Abstract:
Early software size estimation helps to manage software projects ahead of resources,
especially in agile methods. Common Software Measurement International Consortium
(COSMIC) is an objective functional size measurement standard, evolved to overcome
the shortcomings of previous approaches. With the proliferation of agile software
industries, large number of requirements are not clearly defined at the early phase of
the software development and are left unmeasured, this leads to inaccurate size and
effort estimations and in turn failure of software projects. It is also challenging to apply
COSMIC in agile developments, this is because COSMIC needs strict formalization of
requirements, whereas agile relies on less formal specifications. By exploiting the
advantages of COSMIC and agile methods, in this study, we address the problems by
developing domain-specific vocabularies for automating COSMIC functional size
estimations in agile developments. We employ an experimental research methodology
for implementing our proposed approach. We further pretrain a generic BERT model
over requirement engineering domain texts and produce a new domain-specific pretrained model called RE-BERT. Using RE-BERT, we develop deep learning classifiers
and regressors for COSMIC-based functional process classification and size estimation
tasks respectively.

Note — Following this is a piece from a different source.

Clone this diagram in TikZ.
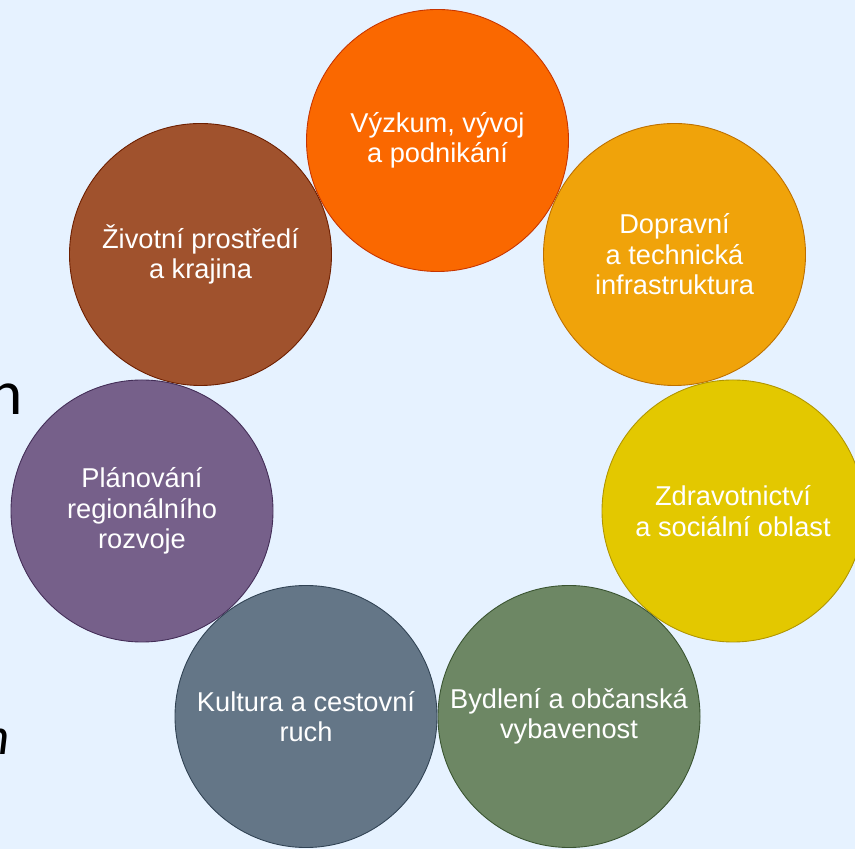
\documentclass[tikz,border=0pt]{standalone}
\usepackage{fontspec}
\setmainfont{Liberation Sans}
\newfontfamily\slidefont{Carlito}
\usepackage{xcolor}
\usepackage{tikz}
\usetikzlibrary{positioning}

\definecolor{pagebg}{RGB}{230,242,255}
\definecolor{vyzkumfill}{HTML}{FA6800}
\definecolor{vyzkumline}{HTML}{C73500}
\definecolor{dopravafill}{HTML}{F0A30A}
\definecolor{dopravaline}{HTML}{BD7000}
\definecolor{zdravifill}{HTML}{E3C800}
\definecolor{zdraviline}{HTML}{B09500}
\definecolor{bydlenifill}{HTML}{6D8764}
\definecolor{bydleniline}{HTML}{3A5431}
\definecolor{kulturafill}{HTML}{647687}
\definecolor{kulturaline}{HTML}{314354}
\definecolor{planfill}{HTML}{76608A}
\definecolor{planline}{HTML}{432D57}
\definecolor{prostredifill}{HTML}{A0522D}
\definecolor{prostrediline}{HTML}{6D1F00}

\begin{document}
\begin{tikzpicture}[
      area/.style={circle, draw, line width=0.5pt, minimum size=5.24cm, inner sep=0pt,
                   align=center, text=white,
                   font=\fontsize{15.5}{17.4}\selectfont},
      vyzkum/.style={area, fill=vyzkumfill, draw=vyzkumline},
      doprava/.style={area, fill=dopravafill, draw=dopravaline},
      zdravi/.style={area, fill=zdravifill, draw=zdraviline},
      bydleni/.style={area, fill=bydlenifill, draw=bydleniline},
      kultura/.style={area, fill=kulturafill, draw=kulturaline},
      planovani/.style={area, fill=planfill, draw=planline},
      prostredi/.style={area, fill=prostredifill, draw=prostrediline},
      cut/.style={inner sep=0pt, text=black}
    ]
    \fill[pagebg] (0,0) rectangle (17.1,16.98);
    \useasboundingbox (0,0) rectangle (17.1,16.98);

    % cut-off slide text at the left edge
    \node[cut, anchor=base east, font=\slidefont\fontsize{36}{40}\selectfont] (cutn) at (0.46,8.68) {n};
    \node[cut, anchor=base east, font=\slidefont\itshape\fontsize{30}{34}\selectfont] (cutit) at (0.2,1.88) {n};

    \node[vyzkum]    (vyzkum)    at (8.75,14.17)   {Výzkum, vývoj\\a podnikání};
    \node[doprava]   (doprava)   at (13.49,11.89)  {Dopravní\\a technická\\infrastruktura};
    \node[zdravi]    (zdravi)    at (14.66,6.76)   {Zdravotnictví\\a sociální oblast};
    \node[bydleni]   (bydleni)   at (11.38,2.65)   {Bydlení a občanská\\vybavenost};
    \node[kultura]   (kultura)   at (6.12,2.65)    {Kultura a cestovní\\ruch};
    \node[planovani] (planovani) at (2.84,6.76)    {Plánování\\regionálního\\rozvoje};
    \node[prostredi] (prostredi) at (4.01,11.89)   {Životní prostředí\\a krajina};
  \end{tikzpicture}
\end{document}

The experimental results show that RE-BERT Seq. Classifier
provides 78.97% prediction accuracy, which is better among other classifier models
(RE-BERT LSTM, RE-BERT Bi-LSTM, BASE BERT LSTM, BASE-BERT BiLSTM, and BASE BERT Seq. Classifier). Overall, RE-BERT-based classifiers provide
a 1.40 to 4.80% average improvement over BASE BERT Classifiers. For the size
estimation task, RE-BERT MLP provides 0.691 MAE and 0.988 MSE, which is better
among other regression models (BASE-BERT MLP, RE-BERT regressor, and BASEBERT regressor). Likewise, RE-BERT-based regressors provide a 1.23 to 3.19%
average improvement over BASE BERT regressor models. In general, domain-specific
pre-trained models has a promising effect on improving the performance of machine
learning or deep learning models towards a particular downstream task in that domain.
Keywords: BERT, COSMIC, Functional Size Estimation, Domain-specific
Pretraining, Downstream Tasks, RE-BERT, Agile Development